Утехи и дни - стр. 11
Ваша жизнь – та, к которой вы стремились, – была бы одним из тех произведений, создание которых требует высокого вдохновения. Это вдохновение может быть дано нам любовью, так же как оно дается нам верой и гением. Но вам суждено было получить его от смерти. И она, даже приближение ее, обладает скрытыми силами, тайными помощниками, «очарованием», которого лишена жизнь. Больные, так же как любовники в начале своей любви, как поэты, когда они слагают свои песни, острее и глубже чувствуют свою душу. Жизнь жестока, она слишком сильно связывает нас и беспрерывно причиняет боль нашей душе. Сознание того, что узы ее ослабеют, может преисполнить нас сладостью ясновидения.
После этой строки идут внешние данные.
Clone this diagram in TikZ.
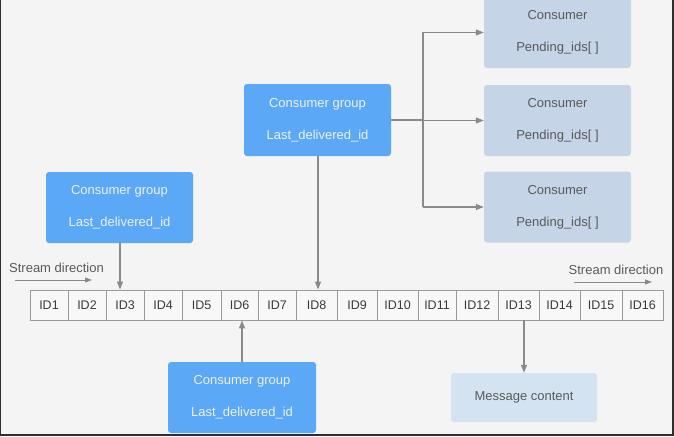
\documentclass[tikz,border=0pt]{standalone}
\usepackage{fontspec}
\setmainfont{Liberation Sans}
\usetikzlibrary{arrows.meta}
\definecolor{bg}{HTML}{F4F4F4}
\definecolor{frame}{HTML}{2E2E2E}
\definecolor{grpblue}{HTML}{5BA8F7}
\definecolor{consfill}{HTML}{C5D4E7}
\definecolor{msgfill}{HTML}{D4E3F2}
\definecolor{linegray}{HTML}{8A8A8A}
\definecolor{cellline}{HTML}{9A9A9A}
\definecolor{txtgray}{HTML}{5A5A5A}
\definecolor{txtdark}{HTML}{3A3A3A}
\tikzset{
  txt/.style={font=\fontsize{13pt}{15pt}\selectfont},
  grpbox/.style={txt, fill=grpblue, draw=none, rounded corners=3pt, text=white!94!black,
    minimum width=147pt, minimum height=71pt, align=center, inner sep=0pt},
  consbox/.style={txt, fill=consfill, draw=none, rounded corners=3pt, text=txtgray,
    minimum width=147pt, minimum height=71pt, align=center, inner sep=0pt},
  msgbox/.style={txt, fill=msgfill, draw=none, rounded corners=3pt, text=txtgray,
    minimum width=146pt, minimum height=49pt, align=center, inner sep=0pt},
  idcell/.style={font=\fontsize{12.5pt}{15pt}\selectfont, text=txtdark, draw=cellline, line width=0.9pt,
    fill=white!40!bg, minimum height=30pt, inner sep=0pt},
  conn/.style={draw=linegray, line width=1.2pt, -{Triangle[length=8pt,width=6pt]}},
  plainconn/.style={draw=linegray, line width=1.2pt},
  streamarrow/.style={draw=linegray, line width=1pt, -{Triangle[length=7pt,width=5pt]}},
  streamtxt/.style={txt, text=txtgray, inner sep=0pt},
}
\begin{document}
\begin{tikzpicture}[x=1pt,y=-1pt]
\fill[bg] (0,0) rectangle (674,436);
\useasboundingbox (0,0) rectangle (674,436);

% ID cells
\foreach \i/\a/\b in {1/30/68,2/68/106,3/106/144,4/144/182,5/182/221,6/221/258,7/258/296,8/296/337,
  9/337/377,10/377/418,11/418/456,12/456/498,13/498/539,14/539/580,15/580/622,16/622/663}{
  \node[idcell, minimum width={\b pt-\a pt}] (id\i) at ({(\a+\b)/2},305) {ID\i};
}

% consumer groups
\node[grpbox] (gA) at (119.5,207.5) {Consumer group\\[17pt]Last\_delivered\_id};
\node[grpbox, minimum height=72pt] (gB) at (317.5,120) {Consumer group\\[17pt]Last\_delivered\_id};
\node[grpbox, minimum width=148pt] (gC) at (242,397.5) {Consumer group\\[17pt]Last\_delivered\_id};

% consumers
\node[consbox] (c1) at (557.5,32.5) {Consumer\\[17pt]Pending\_ids[ ]};
\node[consbox] (c2) at (557.5,120.5) {Consumer\\[17pt]Pending\_ids[ ]};
\node[consbox] (c3) at (557.5,207) {Consumer\\[17pt]Pending\_ids[ ]};

% message content
\node[msgbox] (msg) at (524,397.5) {Message content};

% stream direction labels
\node[streamtxt] (sl) at (56.5,268) {Stream direction};
\node[streamtxt] (sr) at (616,270) {Stream direction};
\coordinate (sla) at (15,280);
\coordinate (slb) at (92,280);
\coordinate (sra) at (574,282);
\coordinate (srb) at (652,282);
\draw[streamarrow] (sla) -- (slb);
\draw[streamarrow] (sra) -- (srb);

% connectors
\draw[conn] ([xshift=0.5pt]gA.south) -- ([xshift=0.5pt]gA.south |- id3.north);
\draw[conn] ([xshift=0.5pt]gB.south) -- ([xshift=0.5pt]gB.south |- id8.north);
\draw[conn] (gC.north) -- (gC.north |- id6.south);
\draw[conn] (msg.north |- id13.south) -- (msg.north);

\coordinate (j) at (423,120);
\draw[plainconn] (gB.east |- j) -- (j);
\draw[plainconn] (j |- c1.west) -- (j |- c3.west);
\draw[conn] (j |- c1.west) -- (c1.west);
\draw[conn] (j |- c2.west) -- (c2.west);
\draw[conn] (j |- c3.west) -- (c3.west);

% dark frame
\fill[frame] (0,0) rectangle (1.2,436);
\fill[frame] (671.5,0) rectangle (674,436);
\fill[frame] (0,433.5) rectangle (674,436);
\end{tikzpicture}
\end{document}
Когда я был еще совсем ребенком, ничья из судеб библейских мужей не казалась мне столь несчастной, как судьба Ноя, который из-за потопа был на сорок дней заточен в ковчег. Позже я часто болел и в течение многих дней тоже должен был оставаться в «ковчеге». Тогда я понял, что, только находясь в ковчеге, Ной мог видеть мир, несмотря на то что ковчег был заперт и на земле была ночь. Когда наступило мое выздоровление, моя мать, не покидавшая меня даже ночью, «открыла дверь ковчега» и вышла. Однако так же, как голубь, «она вернулась в тот же вечер». Потом я выздоровел окончательно, и, подобно голубю, «она не вернулась обратно». Пришлось снова вступить в жизнь, отвлекаться от самого себя, прислушиваться к речам более суровым, чем речи моей матери; а речи, до сей поры такие нежные, стали теперь иными, отмеченными суровостью жизни и долга, которым она должна была учить меня. Нежный библейский голубь, как поверить тому, что патриарх увидел отлет, не почувствовав печаль вместе с радостью по поводу возрождения мира? Сладость приостановившейся жизни, настоящего «отдыха Господня», приостановившая и работы, и низкие желания! Голуби из ковчега: «очарование» болезни, приближающей нас к реальному потустороннего мира, очарование смерти, очарование «суетных риз и тяжелого флера», волосы, «заботливо подобранные» докучной рукой, нежная верность матери или друга, являвшаяся нам в облике нашей собственной печали или в виде заступнического места, вызванного нашей слабостью, – вы улетаете, когда мы выздоравливаем! Как часто я страдаю оттого, что вы уже так далеко от меня. И даже тот, кто не пережил таких минут, дорогой Вилли, хотел бы уйти туда, где и вы. Мы берем так много обязательств перед жизнью, что наступает час, когда, отчаявшись в возможности выполнить их, мы обращаем свой взор на могилы и призываем «смерть, приходящую на помощь тем судьбам, которым трудно выполнить свои предначертания». Но если смерть освобождает нас от обязательств, которые мы взяли перед жизнью, она не может освободить нас от обязательств перед самим собой, и главным образом от первого – жить значительной и достойной жизнью.